Each victim described viewing appellant during the robberies, in daylight, from only
a few feet away. Appellant fits within the descriptions given to police at the scene, and
none of the witnesses ever identified another individual as the perpetrator, nor hesitated
in their identification of appellant. Two of the witnesses identified appellant within days of
the robberies; the third identified him just a few weeks later. Moreover, at the time of the
trial, all three witnesses testified that they were positive that appellant was the perpetrator
based on their recollections of the robbery and not just from the lineup, and all three were
able to identify specific cosmetic differences in appellant's appearance from the time of the
robberies to the time of trial. Weighing these considerations against the slight suggestive
aspects of the pre-trial lineup, we conclude that the in-court identifications are reliable (3)
and
that appellant has not met his burden. Appellant's sixth and eighth points of error are
overruled.
The judgment of the trial court is affirmed.
FEDERICO G. HINOJOSA
Justice
Do not publish. See Tex. R. App. P. 47.2(b).

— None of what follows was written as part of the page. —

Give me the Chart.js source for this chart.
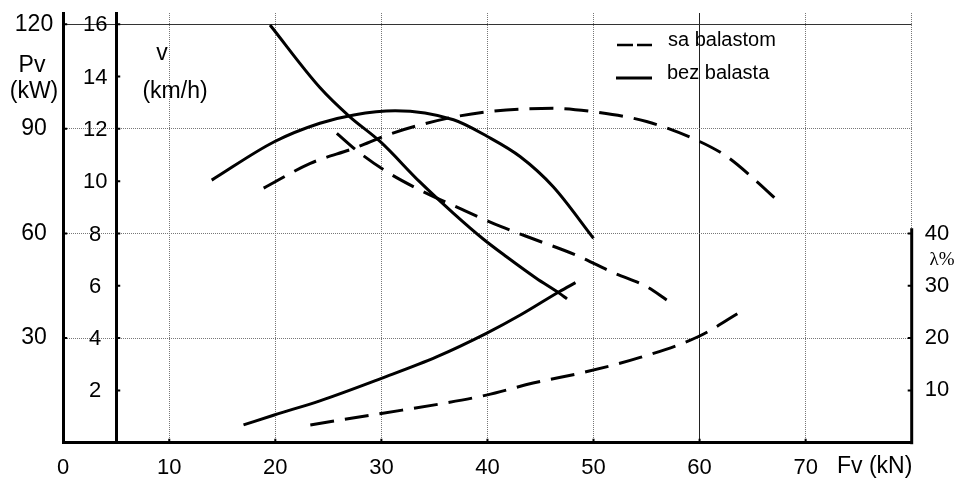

Memorandum Opinion delivered and filed
this the 28th day of September, 2006.
1. Both indictments were tried at the same time and before the same jury. On appeal, appellant raises
the same issues and makes identical arguments regarding each case. Accordingly, we address both appeals
in one opinion.
2. Appellant testified that he never left his motel room on April 5, 2004.
3. In his first and second points of error, appellant attempts to challenge the legal and factual
sufficiency of the evidence. However, in his argument appellant only challenges the evidence regarding his
identification. Specifically, appellant challenges the credibility of the testimony establishing his identification.
We have already discussed the reliability of the identifications of appellant by the complaining witnesses. Any
further evaluation of the credibility of the witnesses is strictly within the province of the jury. See Johnson v.
State, 23 S.W.3d 1, 9 (Tex. Crim. App. 2000). Appellant has otherwise failed to identify how the evidence is
legally and factually insufficient. See Tex. R. App. P. 38.1(h). Appellant's first and second points of error are
overruled. See Tex. R. App. P. 47.1.